Which horse was twice beaten a short-head in the Cheltenham Gold Cup?

The most valuable steeplechase of its kind in Britain, the Cheltenham Gold Cup is, for many, the highlight not just of the Cheltenham Festival, but of the whole National Hunt season. The race is run over three miles and two-and-a-half miles, and 22 notoriously stiff fences, on the stamina-laden New Course at Prestbury Park and provides a thorough examination of the prowess of any staying steeplechaser.

For the connections to many such horses, to even be in the reckoning for race of the calibre of the Cheltenham Gold Cup is a privilege and actually winning it remains, as pioneering jockey Rachael Blackmore out it, an “impossible dream”. Spare a thought, then, for those horses that are beaten by narrow margins in the ‘Blue Riband’ event because, as connections of On His Own (beaten a short-head in 2014) and Santini (beaten a neck in 2019) will probably acknowledge, it must be an agonising experience.

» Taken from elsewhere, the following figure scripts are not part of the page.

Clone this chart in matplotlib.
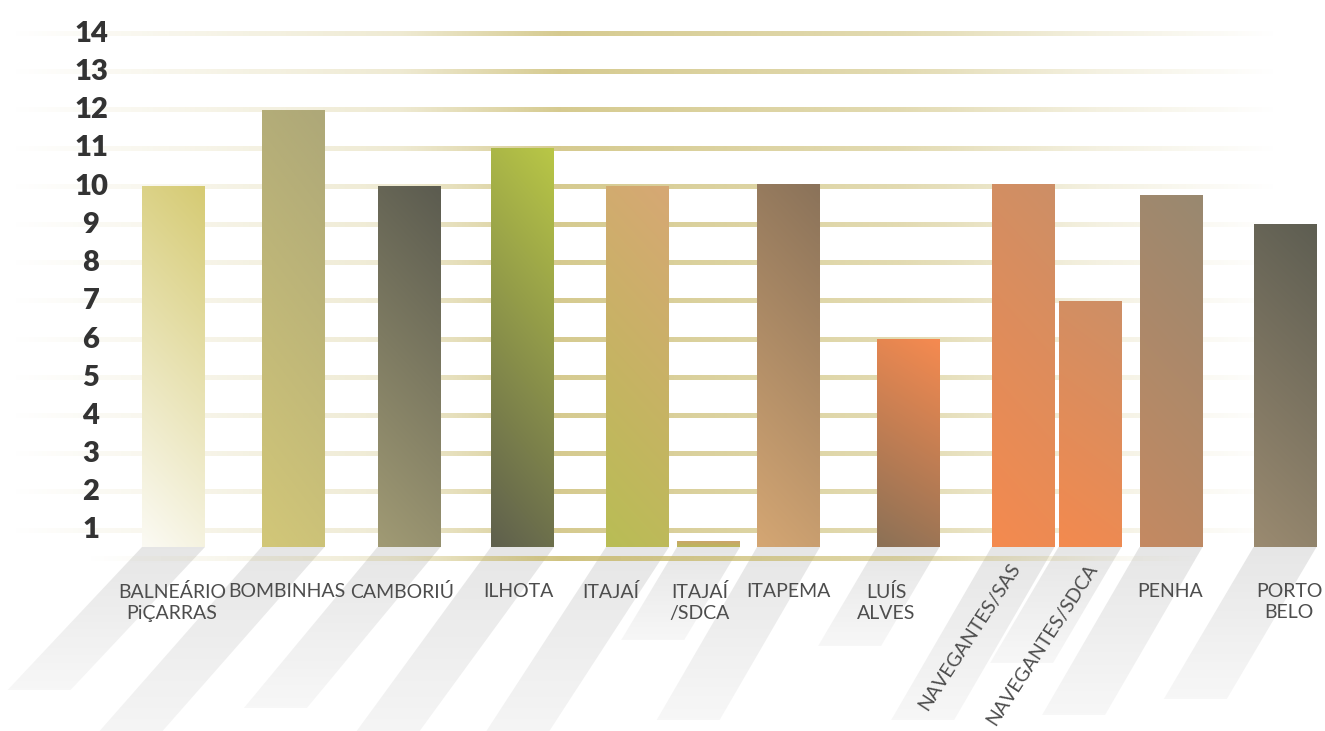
import numpy as np
import matplotlib.pyplot as plt
from matplotlib.colors import to_rgb
from matplotlib.patches import Polygon

# ---------------------------------------------------------------------
# Data
# ---------------------------------------------------------------------
categories = [
    "BALNEÁRIO\nPiÇARRAS", "BOMBINHAS", "CAMBORIÚ", "ILHOTA", "ITAJAÍ",
    "ITAJAÍ\n/SDCA", "ITAPEMA", "LUÍS\nALVES", "NAVEGANTES/SAS",
    "NAVEGANTES/SDCA", "PENHA", "PORTO\nBELO",
]
values = [10, 12, 10, 11, 10, 0.72, 10.05, 6, 10.05, 7, 9.78, 9]
y_ticks = list(range(1, 15))

top_colors = ["#d6cb74", "#aea878", "#5c5c50", "#b8c646", "#d6a874", "#cda36c",
              "#8b735a", "#f58a50", "#cd8f66", "#cd8f66", "#998870", "#5e5e52"]
bottom_colors = ["#fbfaf3", "#d2c778", "#a09a74", "#5f604d", "#b9bd55", "#b8b95a",
                 "#d4a673", "#8c7156", "#f48a4f", "#f38a4f", "#c48a62", "#9a8a70"]

# ---------------------------------------------------------------------
# Layout (x axis is in pixel units, y axis in value units)
# ---------------------------------------------------------------------
W, H = 1325, 731
Y0, PX_PER_UNIT = 568.7, 38.2      # pixel row of value 0, pixels per unit


def val(py):
    """pixel row -> value"""
    return (Y0 - py) / PX_PER_UNIT


BASE = val(547)                     # floor where the bars start
bar_pos = [173.5, 293, 409, 522.5, 637.5, 708.5, 788.5, 908, 1023, 1090, 1171, 1285]
bar_width = 63
label_pos = [172, 287, 402, 518, 611, 700, 788, 886, 1016, 1093, 1170, 1289]
rotated = [False] * 8 + [True, True] + [False, False]
shadow_end = [690, 760, 708, 760, 760, 640, 720, 646, 720, 663, 715, 699]
shadow_slant = [0.94, 0.88, 0.83, 0.73, 0.65, 0.6, 0.58, 0.59, 0.58, 0.59, 0.58, 0.59]

GOLD = np.array(to_rgb("#c8b96a"))

plt.rcParams["font.family"] = ["Lato", "DejaVu Sans"]

fig = plt.figure(figsize=(W / 100, H / 100), dpi=100)
ax = fig.add_axes([0, 0, 1, 1])
ax.set_xlim(0, W)
ax.set_ylim(val(H), val(0))
ax.axis("off")


def grid_strip(y, x0, x1, peak, fade):
    """Horizontal golden line whose strength fades towards both ends."""
    xs = np.linspace(x0, x1, 400)
    a = np.interp(xs, [x0, x0 + 90, 400, 560, 900, 1100, x1],
                  [0.0, 0.08, 0.3, peak, peak * 0.7, fade, 0.0])
    img = np.ones((1, len(xs), 4))
    img[0, :, :3] = GOLD
    img[0, :, 3] = a
    h = 4.2 / PX_PER_UNIT
    ax.imshow(img, extent=[x0, x1, y - h / 2, y + h / 2], aspect="auto",
              interpolation="bilinear", zorder=2)


# shadows
for x, yb, s in zip(bar_pos, shadow_end, shadow_slant):
    shift = s * (yb - 547)
    xl, xr = x - bar_width / 2, x + bar_width / 2
    poly = Polygon([[xl, BASE], [xr, BASE], [xr - shift, val(yb)], [xl - shift, val(yb)]],
                   closed=True, facecolor="none", edgecolor="none")
    ax.add_patch(poly)
    grad = np.ones((60, 1, 4))
    grad[:, 0, :3] = 0.55
    grad[:, 0, 3] = np.linspace(0.22, 0.07, 60)
    im = ax.imshow(grad, extent=[xl - shift - 5, xr + 5, val(yb), BASE],
                   aspect="auto", interpolation="bilinear", zorder=1)
    im.set_clip_path(poly)

# gridlines
for t in y_ticks:
    grid_strip(t, 10, 1278, 0.75, 0.2)
grid_strip(val(558.5), 85, 1200, 0.85, 0.12)

# bars with gradient fill
bars = ax.bar(bar_pos, [v - BASE for v in values], bottom=BASE, width=bar_width,
              color="none", zorder=3)
for patch, c_top, c_bot in zip(bars.patches, top_colors, bottom_colors):
    x0, y0 = patch.get_x(), patch.get_y()
    w, h = patch.get_width(), patch.get_height()
    n = 80
    v = np.linspace(0, 1, n)[:, None]          # 0 top .. 1 bottom
    u = np.linspace(0, 1, 12)[None, :]         # 0 left .. 1 right
    t = np.clip(0.85 * v + 0.15 * (1 - u), 0, 1)
    ct, cb = np.array(to_rgb(c_top)), np.array(to_rgb(c_bot))
    img = ct[None, None, :] * (1 - t[..., None]) + cb[None, None, :] * t[..., None]
    ax.imshow(img, extent=[x0, x0 + w, y0, y0 + h], aspect="auto",
              interpolation="bilinear", zorder=3)

# y labels
for t in y_ticks:
    ax.text(91, t, str(t), ha="center", va="center", fontsize=21,
            fontweight="heavy", color="#333333", zorder=4)

# category labels
for name, lx, rot in zip(categories, label_pos, rotated):
    if rot:
        ax.text(lx, val(565), name, ha="right", va="center", rotation=57,
                rotation_mode="anchor", fontsize=14, fontweight="normal",
                color="#4d4d4d", zorder=4)
    else:
        ax.text(lx, val(583), name, ha="center", va="top", fontsize=14,
                fontweight="normal", color="#4d4d4d", linespacing=1.3,
                multialignment="center", zorder=4)

fig.savefig("out.png", dpi=100)
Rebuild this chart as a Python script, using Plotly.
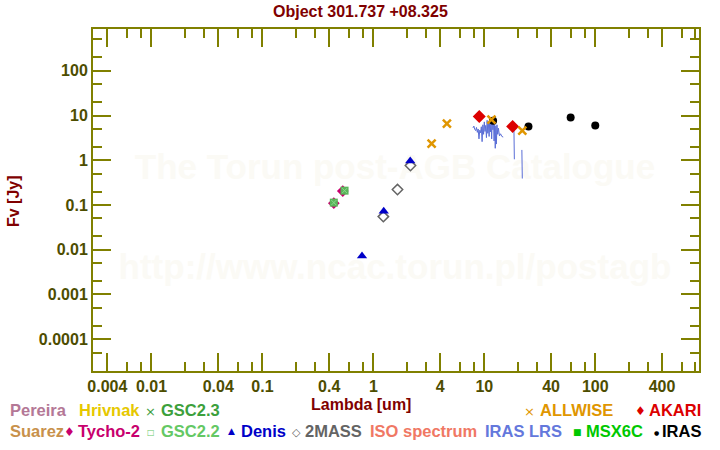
import plotly.graph_objects as go

# ---------------- data ----------------
tycho_wl = [0.44, 0.53]
tycho_fl = [0.11, 0.205]

gsc22_wl = [0.44, 0.55]
gsc22_fl = [0.113, 0.209]

gsc23_wl = [0.44, 0.55]
gsc23_fl = [0.113, 0.209]

denis_wl = [0.79, 1.24, 2.15]
denis_fl = [0.0072, 0.072, 0.965]

tmass_wl = [1.23, 1.65, 2.16]
tmass_fl = [0.055, 0.221, 0.76]

allwise_wl = [3.35, 4.6, 11.6, 22.0]
allwise_fl = [2.36, 6.6, 8.1, 4.6]

akari_wl = [9.0, 18.0]
akari_fl = [9.5, 5.7]

iras_wl = [12.0, 25.0, 60.0, 100.0]
iras_fl = [7.6, 5.7, 9.0, 6.0]

lrs_wl = [7.9, 8.05, 8.2, 8.35, 8.5, 8.65, 8.8, 8.95, 9.1, 9.25, 9.4, 9.55, 9.7,
          9.85, 10.0, 10.15, 10.3, 10.45, 10.6, 10.75, 10.9, 11.05, 11.2, 11.35,
          11.5, 11.65, 11.8, 11.95, 12.1, 12.25, 12.4, 12.55, 12.7, 12.85, 13.0,
          13.2, 13.4, 13.7, 14.0, 14.4, 14.8, None, 18.45, 18.55, 18.65, None,
          21.8, 21.9, 22.0]
lrs_fl = [5.3, 5.8, 4.9, 4.6, 5.4, 4.2, 5.0, 3.0, 4.7, 4.1, 5.6, 2.6, 6.2,
          3.8, 7.2, 4.4, 6.0, 3.2, 7.8, 4.0, 6.9, 3.4, 9.0, 4.3,
          7.4, 3.0, 9.3, 4.8, 8.0, 2.7, 6.6, 1.85, 5.8, 2.3, 6.2,
          3.8, 5.2, 3.5, 3.9, 3.4, 3.3, None, 7.2, 2.5, 1.05, None,
          1.7, 0.95, 0.39]

x_tickvals = [0.004, 0.01, 0.04, 0.1, 0.4, 1, 4, 10, 40, 100, 400]
x_ticktext = ["0.004", "0.01", "0.04", "0.1", "0.4", "1", "4", "10", "40", "100", "400"]
y_tickvals = [0.0001, 0.001, 0.01, 0.1, 1, 10, 100]
y_ticktext = ["0.0001", "0.001", "0.01", "0.1", "1", "10", "100"]

# ---------------- styles ----------------
OLIVE = "#808000"
LABEL = "#4d4d00"
DARKRED = "#800000"
FONT = "Liberation Sans"

x_minor = []
for dec in [0.001, 0.01, 0.1, 1, 10, 100]:
    for m in [2, 3, 6, 8]:
        x_minor.append(round(m * dec, 6))
y_minor = []
for dec in [0.00001, 0.0001, 0.001, 0.01, 0.1, 1, 10, 100]:
    for m in [2, 5]:
        y_minor.append(m * dec)

fig = go.Figure()

fig.add_trace(go.Scatter(x=lrs_wl, y=lrs_fl, mode="lines",
                         line=dict(color="#5a6ed7", width=1), connectgaps=False))
fig.add_trace(go.Scatter(x=tycho_wl, y=tycho_fl, mode="markers",
                         marker=dict(symbol="diamond", size=9, color="#c8006e")))
fig.add_trace(go.Scatter(x=gsc22_wl, y=gsc22_fl, mode="markers",
                         marker=dict(symbol="square", size=8, color="#5ab45a")))
fig.add_trace(go.Scatter(x=gsc23_wl, y=gsc23_fl, mode="markers",
                         marker=dict(symbol="x-thin", size=5,
                                     line=dict(color="#8cd88c", width=1))))
fig.add_trace(go.Scatter(x=tmass_wl, y=tmass_fl, mode="markers",
                         marker=dict(symbol="diamond-open", size=8, color="#646464",
                                     line=dict(width=1.5))))
fig.add_trace(go.Scatter(x=denis_wl, y=denis_fl, mode="markers",
                         marker=dict(symbol="triangle-up", size=9, color="#0000c8")))
fig.add_trace(go.Scatter(x=iras_wl, y=iras_fl, mode="markers",
                         marker=dict(symbol="circle", size=8, color="#000000")))
fig.add_trace(go.Scatter(x=akari_wl, y=akari_fl, mode="markers",
                         marker=dict(symbol="diamond", size=10, color="#dc0000")))
fig.add_trace(go.Scatter(x=allwise_wl, y=allwise_fl, mode="markers",
                         marker=dict(symbol="x-thin", size=8,
                                     line=dict(color="#e09600", width=2.5))))

axis_common = dict(
    showline=True, linecolor=OLIVE, linewidth=2, mirror="ticks",
    ticks="inside", ticklen=18, tickwidth=1.5, tickcolor=OLIVE,
    showgrid=False, zeroline=False,
    tickfont=dict(family=FONT, size=16, color=LABEL, weight="bold"),
)

fig.update_xaxes(type="log", range=[-2.527, 2.935], tickmode="array",
                 tickvals=x_tickvals, ticktext=x_ticktext,
                 minor=dict(tickmode="array", tickvals=x_minor, ticks="inside",
                            ticklen=9, tickwidth=1.5, tickcolor=OLIVE, showgrid=False),
                 **axis_common)
fig.update_yaxes(type="log", range=[-4.71, 2.933], tickmode="array",
                 tickvals=y_tickvals, ticktext=y_ticktext,
                 minor=dict(tickmode="array", tickvals=y_minor, ticks="inside",
                            ticklen=9, tickwidth=1.5, tickcolor=OLIVE, showgrid=False),
                 **axis_common)

L, R, T, B = 93, 21, 29, 79
W, H = 720, 450
PW, PH = W - L - R, H - T - B


def px(xp):
    return (xp - L) / PW


def py(yp):
    return (H - B - yp) / PH


annotations = []


def txt(text, xp, yp, color, size=16, xanchor="left", angle=0, bold=True):
    annotations.append(dict(text=text, x=px(xp), y=py(yp), xref="paper", yref="paper",
                            xanchor=xanchor, yanchor="middle", showarrow=False,
                            textangle=angle, borderpad=0,
                            font=dict(family=FONT, size=size, color=color,
                                      weight="bold" if bold else "normal")))


def sym(glyph, xc, yc, color, size):
    annotations.append(dict(text=glyph, x=px(xc), y=py(yc), xref="paper", yref="paper",
                            xanchor="center", yanchor="middle", showarrow=False,
                            borderpad=0,
                            font=dict(family="DejaVu Sans", size=size, color=color)))


txt("Object 301.737 +08.325", 360, 12, DARKRED, xanchor="center")
txt("Lambda [um]", 361, 404, DARKRED, xanchor="center")
txt("Fv [Jy]", 13, 201, DARKRED, xanchor="center", angle=-90)

LS = 16.5
R1, R2 = 410, 431
# legend row 1
txt("Pereira", 9, R1, "#b47896", LS)
txt("Hrivnak", 77.5, R1, "#e6c800", LS)
sym("×", 150, R1 + 1, "#3ca03c", 13)
txt("GSC2.3", 159.5, R1, "#3ca03c", LS)
sym("×", 529.5, R1 + 1, "#e09600", 13)
txt("ALLWISE", 538.5, R1, "#e09600", LS)
sym("♦", 640.5, R1 + 1, "#dc0000", 12)
txt("AKARI", 648, R1, "#dc0000", LS)
# legend row 2
txt("Suarez", 9, R2, "#c8914b", LS)
sym("♦", 69, R2 + 1, "#c8006e", 12)
txt("Tycho-2", 77, R2, "#c8006e", LS)
sym("□", 150.5, R2 + 1, "#64c864", 8)
txt("GSC2.2", 159.5, R2, "#64c864", LS)
sym("▲", 231, R2, "#0000c8", 9)
txt("Denis", 239.5, R2, "#0000c8", LS)
sym("◇", 296, R2 + 1, "#646464", 11)
txt("2MASS", 304, R2, "#646464", LS)
txt("ISO spectrum", 369, R2, "#f07864", LS)
txt("IRAS LRS", 484, R2, "#6478dc", LS)
sym("■", 577.5, R2 + 1, "#00c800", 9)
txt("MSX6C", 584.5, R2, "#00c800", LS)
sym("●", 656.5, R2 + 1, "#000000", 6)
txt("IRAS", 660.5, R2, "#000000", LS)

shapes = []
for text, ycen in [("The Torun post-AGB Catalogue", 163), ("http://www.ncac.torun.pl/postagb", 263)]:
    shapes.append(dict(type="rect", xref="paper", yref="paper",
                       x0=px(100), x1=px(690), y0=py(ycen + 20), y1=py(ycen - 20),
                       line=dict(width=0), fillcolor="rgba(0,0,0,0)", layer="below",
                       label=dict(text=text, textposition="middle center",
                                  font=dict(family=FONT, size=35, color="#fbfaf5",
                                            weight="bold"))))

fig.update_layout(
    width=W, height=H,
    margin=dict(l=L, r=R, t=T, b=B),
    paper_bgcolor="white", plot_bgcolor="white",
    showlegend=False,
    annotations=annotations,
    shapes=shapes,
)

fig.write_html("out.html", post_script="document.body.style.margin='0';",
               config={"displayModeBar": False})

Of course, neither On His Own nor Santini ever won the Cheltenham Gold Cup, but the horse that was beaten a short-head not once, but twice, did manage to add his name to the roll of honour at the fourth time of asking. The horse in question was The Fellow, trained in France by Francois Doumen and ridden on all four Gold Cup attempts by Adam Kondrat. In 1991, The Fellow was sent off at a relatively unfancied 28/1, but nonetheless came within a whisker of beating Garrison Savannah. The following season, he returned to the Cheltenham Festival off a win in the King George VI Chase at Kempton Park on Boxing Day, but was again beat a short-head, by Cool Ground.